(COLLECTED DATA):
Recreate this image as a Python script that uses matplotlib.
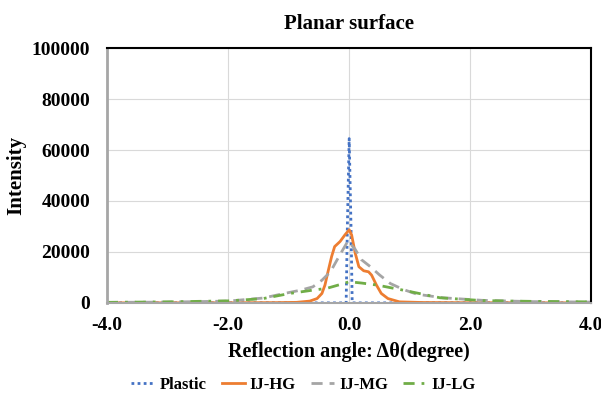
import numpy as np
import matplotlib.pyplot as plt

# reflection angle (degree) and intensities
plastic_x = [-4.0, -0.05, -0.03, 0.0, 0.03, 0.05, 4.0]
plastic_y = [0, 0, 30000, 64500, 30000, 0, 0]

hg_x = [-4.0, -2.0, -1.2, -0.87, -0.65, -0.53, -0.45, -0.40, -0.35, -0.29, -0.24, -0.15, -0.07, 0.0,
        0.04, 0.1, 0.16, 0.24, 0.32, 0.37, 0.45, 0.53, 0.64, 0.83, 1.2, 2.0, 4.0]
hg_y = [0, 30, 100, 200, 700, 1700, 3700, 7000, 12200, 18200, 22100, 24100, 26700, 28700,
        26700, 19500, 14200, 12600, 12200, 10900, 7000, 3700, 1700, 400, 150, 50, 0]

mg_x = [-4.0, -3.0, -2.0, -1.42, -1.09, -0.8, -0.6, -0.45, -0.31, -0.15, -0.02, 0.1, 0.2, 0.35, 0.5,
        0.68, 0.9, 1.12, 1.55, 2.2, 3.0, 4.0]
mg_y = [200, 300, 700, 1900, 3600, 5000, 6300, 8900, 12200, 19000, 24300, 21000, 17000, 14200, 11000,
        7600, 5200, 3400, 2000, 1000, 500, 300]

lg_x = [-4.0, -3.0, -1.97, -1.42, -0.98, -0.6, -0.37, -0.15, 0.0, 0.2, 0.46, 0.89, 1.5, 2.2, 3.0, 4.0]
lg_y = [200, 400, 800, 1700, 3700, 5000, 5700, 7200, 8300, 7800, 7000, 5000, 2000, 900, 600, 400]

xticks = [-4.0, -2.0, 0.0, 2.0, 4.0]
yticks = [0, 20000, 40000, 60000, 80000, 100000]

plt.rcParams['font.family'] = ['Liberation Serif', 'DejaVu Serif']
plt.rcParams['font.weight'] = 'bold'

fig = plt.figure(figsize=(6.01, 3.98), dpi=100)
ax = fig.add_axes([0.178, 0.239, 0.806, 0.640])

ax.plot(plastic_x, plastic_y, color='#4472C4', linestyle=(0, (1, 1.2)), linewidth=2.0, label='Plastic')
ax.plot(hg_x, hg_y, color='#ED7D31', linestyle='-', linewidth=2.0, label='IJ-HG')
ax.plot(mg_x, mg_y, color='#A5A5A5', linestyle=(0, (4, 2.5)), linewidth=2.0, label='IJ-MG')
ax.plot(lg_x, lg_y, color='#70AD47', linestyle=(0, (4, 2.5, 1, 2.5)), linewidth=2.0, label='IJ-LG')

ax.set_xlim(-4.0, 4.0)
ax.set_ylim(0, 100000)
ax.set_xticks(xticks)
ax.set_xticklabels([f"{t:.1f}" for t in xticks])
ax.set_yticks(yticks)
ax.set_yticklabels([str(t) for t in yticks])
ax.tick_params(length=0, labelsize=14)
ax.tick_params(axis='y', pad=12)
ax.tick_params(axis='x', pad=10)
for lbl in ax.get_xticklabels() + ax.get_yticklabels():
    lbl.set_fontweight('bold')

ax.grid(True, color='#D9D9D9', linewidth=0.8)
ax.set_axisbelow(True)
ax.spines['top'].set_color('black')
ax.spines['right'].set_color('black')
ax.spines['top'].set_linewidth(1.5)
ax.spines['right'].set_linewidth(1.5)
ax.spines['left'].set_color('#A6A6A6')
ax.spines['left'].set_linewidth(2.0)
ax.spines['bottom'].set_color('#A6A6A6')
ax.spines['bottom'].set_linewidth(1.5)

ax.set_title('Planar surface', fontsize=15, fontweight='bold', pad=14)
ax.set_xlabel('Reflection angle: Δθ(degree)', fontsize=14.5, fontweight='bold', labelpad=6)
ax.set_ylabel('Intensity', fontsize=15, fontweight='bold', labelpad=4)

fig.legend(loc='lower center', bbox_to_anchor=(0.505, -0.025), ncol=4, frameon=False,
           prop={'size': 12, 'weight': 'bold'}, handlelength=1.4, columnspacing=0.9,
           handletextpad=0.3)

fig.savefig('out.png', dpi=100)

(THE PROBLEM): In the material above, show every line where the word "matplotlib" turns up.

(ANSWER TO THE TASK):
Recreate this image as a Python script that uses matplotlib.
import matplotlib.pyplot as plt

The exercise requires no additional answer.